The ACL also provides non-excludable consumer guarantees for many goods and services, including acceptable quality, fitness for purpose, and matching descriptions. This affects refund policies and warranty language. Businesses cannot simply state “no refunds” where consumer guarantees apply. Subscription models and digital products are also affected; service quality, cancellations, and promised features must align with what is marketed.
Unfair contract terms are another risk, particularly for standard form contracts and online terms of service. Clauses that create significant imbalance—like unilateral price changes without exit rights, excessive termination penalties, or broad indemnities—can be challenged. As regulators increase attention on unfair terms, entrepreneurs should simplify contracts, highlight key terms, and ensure cancellation pathways are clear.
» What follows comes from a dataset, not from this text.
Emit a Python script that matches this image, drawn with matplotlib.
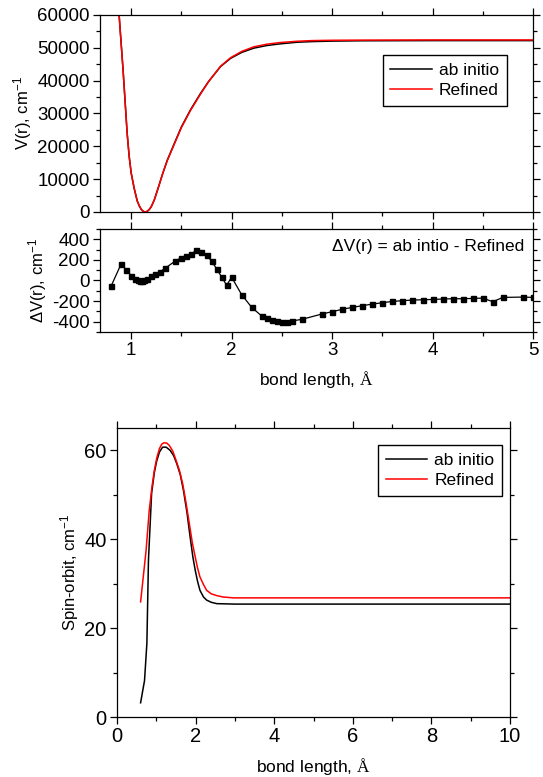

Competition and pricing conduct can create problems as businesses scale. Misrepresenting discounts (“was/now” pricing without genuine prior prices), drip pricing (adding unavoidable fees late), and pressure tactics can breach rules. If a business operates a marketplace, it must be careful about representations regarding seller identity, delivery responsibilities, and dispute resolution. Marketplaces also need policies to manage fake reviews and to disclose paid rankings or sponsored placements.
Privacy and spam laws intersect with marketing. Email and SMS campaigns must handle consent properly and provide opt-outs. Tracking technologies and targeted advertising raise privacy expectations, especially when handling sensitive information or sharing data with third parties. Even if a business is small, customers may demand transparency on how data is used, stored, and disclosed. A plain-English privacy policy is not just a formality; it can be a trust asset.
Cross-border selling adds another layer. If a business imports products, it may be responsible for product safety standards, labelling rules, and recall obligations. Businesses selling cosmetics, food, children’s products, or electronics may face specific standards and safety requirements. Failure to comply can trigger recalls, marketplace delisting, and enforcement actions.
To manage these risks, entrepreneurs should create a “commercial compliance checklist” tied to the customer journey: ad claims → website disclosures → checkout pricing → delivery promises → complaint handling. Train marketing staff and agencies on acceptable claims, implement review processes for campaigns, and keep evidence supporting key statements. Customer trust is earned through honest marketing; in Australia, it is also reinforced by a robust regulatory system that expects businesses to mean what they say.